[OBJECTIVE]: Leave the pictures out, and output exactly the lines from the one containing "Write the matplotlib code for this chart." through the one containing "0, 0, 0, 0, 0]".

/---

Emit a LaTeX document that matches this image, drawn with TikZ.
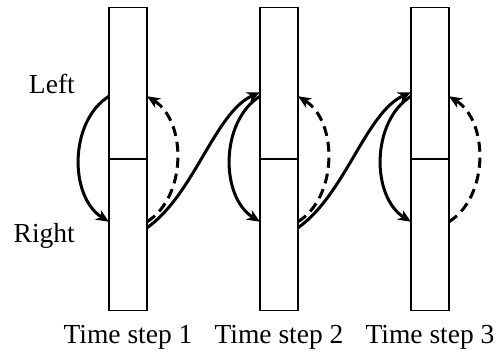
\documentclass[tikz,border=0pt]{standalone}
\usepackage{fontspec}
\setmainfont{Liberation Serif}
\usetikzlibrary{arrows.meta}
\begin{document}
\begin{tikzpicture}[x=1pt,y=-1pt,
  half/.style={draw,line width=1.5pt,minimum width=38pt,minimum height=151.5pt,inner sep=0pt,outer sep=0pt},
  conn/.style={line width=3pt,-{Stealth[length=13pt,width=11pt,inset=4pt]}},
  back/.style={conn,dash pattern=on 10pt off 6pt},
  lbl/.style={font=\fontsize{27.5}{33}\selectfont,inner sep=0pt}]
\useasboundingbox (0,0) rectangle (497,354);

% three time steps, each an upper and a lower half
\foreach \i/\x in {1/128,2/279,3/430}{
  \node[half] (u\i) at (\x,83.25) {};
  \node[half] (l\i) at (\x,234.75) {};
  \node[lbl,anchor=base] (t\i) at (\x,343) {Time step \i};
}

\node[lbl,anchor=base east] (left) at (75,93) {Left};
\node[lbl,anchor=base east] (right) at (75,242) {Right};

% transitions within each step
\foreach \i in {1,2,3}{
  \draw[conn] ([yshift=-13pt]u\i.west) .. controls +(-40,25) and +(-40,-25) .. ([yshift=13pt]l\i.west);
  \draw[back] ([yshift=13pt]l\i.east) .. controls +(40,-25) and +(40,25) .. ([yshift=-13pt]u\i.east);
}

% transitions to the next step
\foreach \i/\j in {1/2,2/3}{
  \draw[conn] ([yshift=7pt]l\i.east) .. controls +(47,-33) and +(-45,20) .. ([yshift=-9pt]u\j.west);
}
\end{tikzpicture}
\end{document}
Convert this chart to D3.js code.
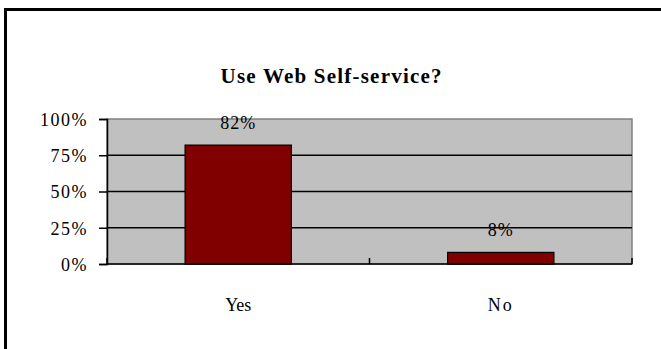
<!DOCTYPE html>
<html><head><meta charset="utf-8">
<script src="https://cdn.jsdelivr.net/npm/d3@7"></script>
<style>body{margin:0;background:#fff}svg{display:block}</style>
</head><body>
<script>
const categories = ["Yes", "No"];
const values = [82, 8];
const yTicks = [0, 25, 50, 75, 100];
const title = "Use Web Self-service?";

const W = 661, H = 349;
const svg = d3.select("body").append("svg").attr("width", W).attr("height", H);
const font = "'Liberation Serif','Times New Roman',serif";
const fs = 18;

// outer frame (extends past right/bottom)
svg.append("rect").attr("x", 5.5).attr("y", 9.5).attr("width", 700).attr("height", 400)
  .attr("fill", "none").attr("stroke", "#000").attr("stroke-width", 3);

const L = 107, R = 632, T = 119, B = 264;
const x = d3.scaleBand().domain(categories).range([L, R]);
const y = d3.scaleLinear().domain([0, 100]).range([B, T]);

svg.append("rect").attr("x", L).attr("y", T).attr("width", R - L).attr("height", B - T)
  .attr("fill", "#c0c0c0").attr("stroke", "#808080").attr("stroke-width", 1.5);

svg.append("text").attr("x", 331).attr("y", 83).attr("text-anchor", "middle")
  .attr("font-family", font).attr("font-weight", "bold").attr("font-size", 21)
  .attr("textLength", 221).attr("lengthAdjust", "spacing").text(title);

// gridlines
svg.selectAll(".grid").data(yTicks.filter(d => d > 0 && d < 100)).enter().append("line")
  .attr("x1", L).attr("x2", R).attr("y1", d => y(d)).attr("y2", d => y(d))
  .attr("stroke", "#000").attr("stroke-width", 1.5);

// bars
const bw = x.bandwidth() * 0.405;
svg.selectAll(".bar").data(values).enter().append("rect")
  .attr("x", (d, i) => x(categories[i]) + x.bandwidth() / 2 - bw / 2)
  .attr("y", d => y(d)).attr("width", bw).attr("height", d => B - y(d))
  .attr("fill", "#800000").attr("stroke", "#000").attr("stroke-width", 1.2);

// value labels
svg.selectAll(".vl").data(values).enter().append("text")
  .attr("x", (d, i) => x(categories[i]) + x.bandwidth() / 2)
  .attr("y", d => y(d) - 16).attr("text-anchor", "middle")
  .attr("font-family", font).attr("font-size", fs).attr("letter-spacing", 1).text(d => d + "%");

// y axis
const yAxis = d3.axisLeft(y).tickValues(yTicks).tickFormat(d => d + "%").tickSize(8).tickPadding(11);
const ga = svg.append("g").attr("transform", `translate(${L},0)`).call(yAxis);
ga.select(".domain").attr("stroke", "#000").attr("stroke-width", 1.5);
ga.selectAll(".tick line").attr("stroke", "#000").attr("stroke-width", 1.5);
ga.selectAll(".tick text").attr("font-family", font).attr("font-size", fs).attr("fill", "#000")
  .attr("letter-spacing", 1.5).attr("dy", "0.36em");

// x axis baseline + inner ticks at category boundaries
svg.append("line").attr("x1", L).attr("x2", R).attr("y1", B).attr("y2", B)
  .attr("stroke", "#000").attr("stroke-width", 1.5);
const bounds = categories.map(c => x(c)).concat([R]);
svg.selectAll(".xt").data(bounds).enter().append("line")
  .attr("x1", d => d).attr("x2", d => d).attr("y1", B).attr("y2", B - 6)
  .attr("stroke", "#000").attr("stroke-width", 1.5);

svg.selectAll(".xl").data(categories).enter().append("text")
  .attr("x", d => x(d) + x.bandwidth() / 2).attr("y", 311).attr("text-anchor", "middle")
  .attr("font-family", font).attr("font-size", fs).attr("letter-spacing", d => d === "No" ? 2 : 0).text(d => d);
</script>
</body></html>
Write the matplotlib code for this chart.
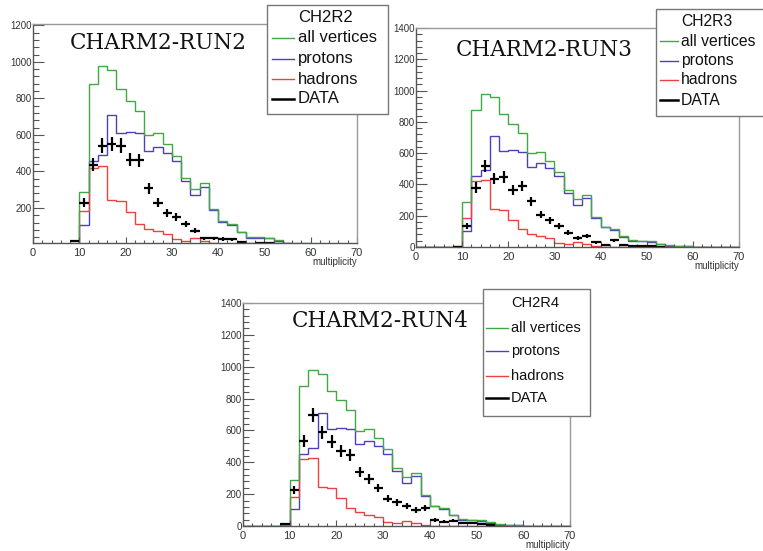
import numpy as np
import matplotlib
matplotlib.use("Agg")
import matplotlib.pyplot as plt
from matplotlib.ticker import MultipleLocator
from matplotlib.patches import Rectangle
from matplotlib.lines import Line2D

plt.rcParams["font.family"] = ["Liberation Sans", "DejaVu Sans"]

# multiplicity histograms, 2-unit bins from 0 to 70
bin_edges = list(range(0, 72, 2))
all_vertices = [0, 0, 0, 0, 5, 288, 878, 978, 957, 850, 788, 728, 598, 608, 552, 482, 362, 305,
                335, 192, 128, 112, 70, 42, 40, 38, 22, 10, 6, 6, 2, 1, 1, 1, 0]
protons = [0, 0, 0, 0, 3, 105, 455, 490, 710, 612, 617, 608, 512, 535, 502, 455, 345, 270,
           315, 188, 125, 108, 66, 38, 36, 34, 19, 8, 5, 5, 2, 1, 1, 1, 0]
hadrons = [0, 0, 0, 0, 0, 183, 420, 430, 242, 237, 175, 114, 85, 72, 56, 28, 18, 34,
           20, 6, 3, 2, 2, 1, 1, 1, 1, 0, 0, 0, 0, 0, 0, 0, 0]

# measured points, one per bin centre
data_centers = list(range(9, 55, 2))
data_run2 = [19, 229, 437, 541, 550, 541, 465, 461, 307, 229, 171, 149, 112, 76, 33, 33, 30, 28,
             11, 5, 6, 6, 4]
data_run3 = [3, 134, 380, 518, 437, 448, 362, 390, 292, 207, 171, 132, 90, 58, 70, 30, 11, 43,
             15, 6, 5, 4, 3]
data_run4 = [10, 226, 535, 698, 587, 530, 472, 447, 342, 296, 237, 170, 149, 128, 101, 111, 38, 27,
             34, 17, 17, 10, 8]

GREEN = "#43a843"
BLUE = "#4d3fc2"
RED = "#ef4040"

W, H = 763, 551
fig = plt.figure(figsize=(W / 100, H / 100), dpi=100)


def fx(x):
    return x / W


def fy(y):
    return 1 - y / H


def make_axes(left, top, right, bottom):
    return fig.add_axes([fx(left), fy(bottom), (right - left) / W, (bottom - top) / H])


def draw_panel(ax, box, data, ylim, title, title_xy):
    left, top, right, bottom = box
    ax.stairs(protons, bin_edges, color=BLUE, lw=1.0)
    ax.stairs(hadrons, bin_edges, color=RED, lw=1.0)
    ax.stairs(all_vertices, bin_edges, color=GREEN, lw=1.0)
    vals = np.array(data, dtype=float)
    ax.errorbar(data_centers, vals, xerr=1, yerr=1.7 * np.sqrt(vals), fmt="none",
                ecolor="black", elinewidth=1.6, capsize=0)

    ax.set_xlim(0, 70)
    ax.set_ylim(*ylim)
    ax.xaxis.set_major_locator(MultipleLocator(10))
    ax.xaxis.set_minor_locator(MultipleLocator(2))
    ax.yaxis.set_major_locator(MultipleLocator(200))
    ax.yaxis.set_minor_locator(MultipleLocator(40))
    ax.tick_params(axis="both", which="both", direction="in", colors="#555555",
                   labelcolor="#333333", width=0.8)
    ax.tick_params(axis="y", which="major", length=8, labelsize=7, pad=1)
    ax.tick_params(axis="y", which="minor", length=4)
    ax.tick_params(axis="x", which="major", length=4, labelsize=8, pad=3.4)
    ax.tick_params(axis="x", which="minor", length=2.5)
    for side in ("left", "bottom"):
        ax.spines[side].set_color("#555555")
        ax.spines[side].set_linewidth(1.0)
    for side in ("top", "right"):
        ax.spines[side].set_color("#999999")
        ax.spines[side].set_linewidth(1.0)
    fig.text(fx(right), fy(bottom + 19), "multiplicity", ha="right", va="center",
             fontsize=7, color="#333333")
    fig.text(fx(title_xy[0]), fy(title_xy[1]), title, ha="center", va="center",
             fontsize=15.5, family="DejaVu Serif", color="#111111")


def draw_legend(box, name, rows_y, line_x, text_x, size):
    left, top, right, bottom = box
    fig.patches.append(Rectangle((fx(left), fy(bottom)), (right - left) / W, (bottom - top) / H,
                                 transform=fig.transFigure, facecolor="white",
                                 edgecolor="#777777", lw=1.0, zorder=5))
    fig.text(fx(text_x), fy(rows_y[0]), name, ha="left", va="center", fontsize=size,
             color="#111111", zorder=6)
    entries = [("all vertices", GREEN, 1.0), ("protons", BLUE, 1.0),
               ("hadrons", RED, 1.0), ("DATA", "black", 1.8)]
    for (label, color, lw), y in zip(entries, rows_y[1:]):
        fig.lines.append(Line2D([fx(line_x[0]), fx(line_x[1])], [fy(y), fy(y)],
                                transform=fig.transFigure, color=color, lw=lw, zorder=6))
        fig.text(fx(text_x), fy(y), label, ha="left", va="center", fontsize=size,
                 color="#111111", zorder=6)


box1 = (33, 24, 357, 243)
box2 = (416, 28, 739, 247)
box3 = (243, 303, 570, 526)
ax1 = make_axes(*box1)
draw_panel(ax1, box1, data_run2, (8, 1207), "CHARM2-RUN2", (158, 43))
ax2 = make_axes(*box2)
draw_panel(ax2, box2, data_run3, (0, 1400), "CHARM2-RUN3", (544, 50))
ax3 = make_axes(*box3)
draw_panel(ax3, box3, data_run4, (0, 1400), "CHARM2-RUN4", (380, 321))

draw_legend((267, 5, 388, 114), "CH2R2", [18, 38, 59, 79, 99], (272, 294), 298, 12)
draw_legend((656, 9, 775, 116), "CH2R3", [22, 41, 61, 80, 100], (660, 678), 681, 11.3)
draw_legend((483, 289, 590, 416), "CH2R4", [303, 328, 351, 376, 398], (486, 508), 511, 10.5)

fig.savefig("out.png", dpi=100)
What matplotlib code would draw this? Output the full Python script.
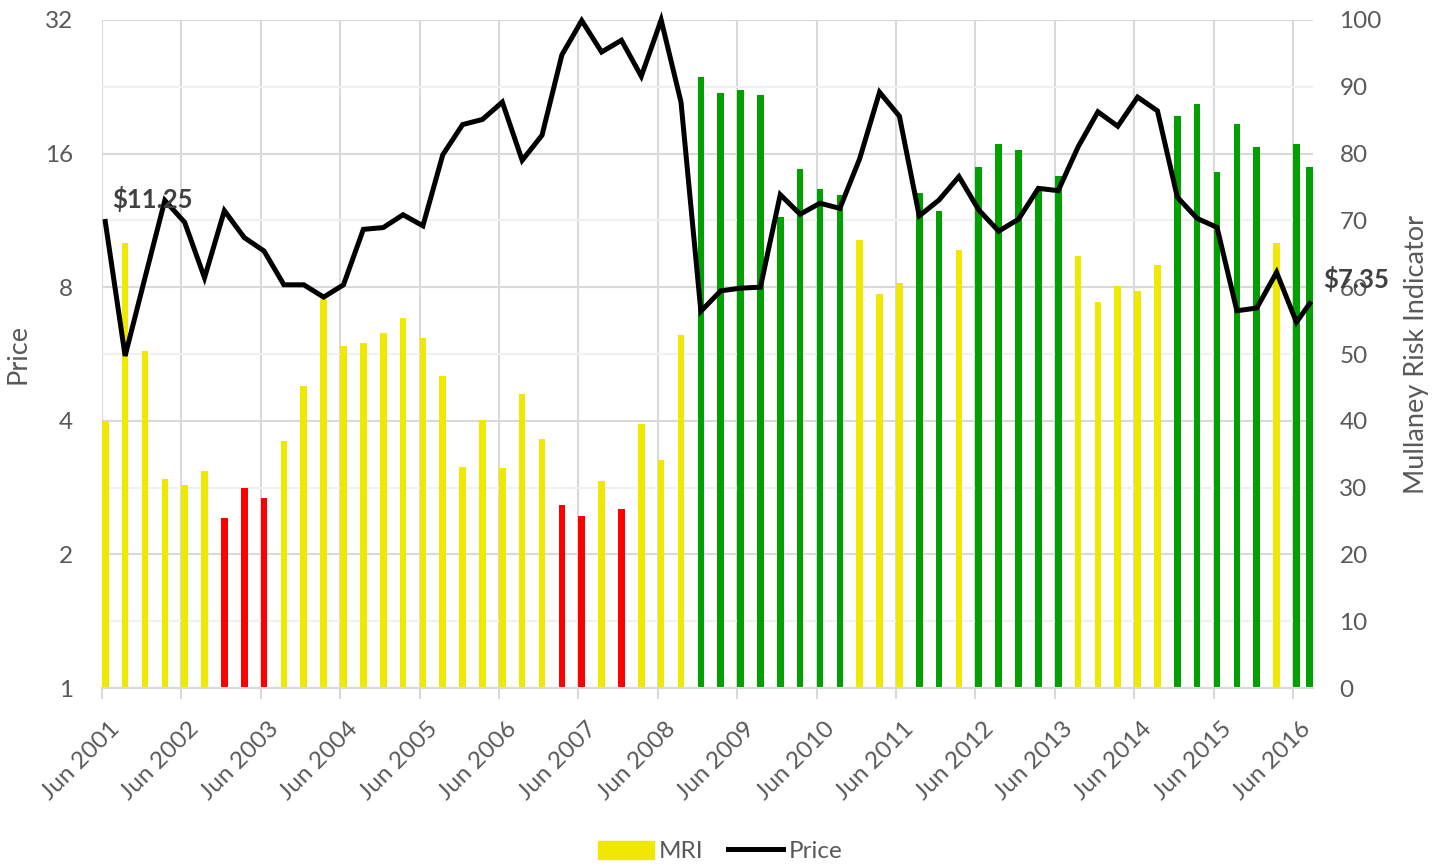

\---

[WRITTEN RESPONSE]:
Write the matplotlib code for this chart.
import numpy as np
import matplotlib
matplotlib.use("Agg")
import matplotlib.pyplot as plt
from matplotlib.ticker import MultipleLocator
from matplotlib.patches import Rectangle
from matplotlib.lines import Line2D

plt.rcParams["font.family"] = ["Liberation Sans", "DejaVu Sans"]

# multiplicity histograms, 2-unit bins from 0 to 70
bin_edges = list(range(0, 72, 2))
all_vertices = [0, 0, 0, 0, 5, 288, 878, 978, 957, 850, 788, 728, 598, 608, 552, 482, 362, 305,
                335, 192, 128, 112, 70, 42, 40, 38, 22, 10, 6, 6, 2, 1, 1, 1, 0]
protons = [0, 0, 0, 0, 3, 105, 455, 490, 710, 612, 617, 608, 512, 535, 502, 455, 345, 270,
           315, 188, 125, 108, 66, 38, 36, 34, 19, 8, 5, 5, 2, 1, 1, 1, 0]
hadrons = [0, 0, 0, 0, 0, 183, 420, 430, 242, 237, 175, 114, 85, 72, 56, 28, 18, 34,
           20, 6, 3, 2, 2, 1, 1, 1, 1, 0, 0, 0, 0, 0, 0, 0, 0]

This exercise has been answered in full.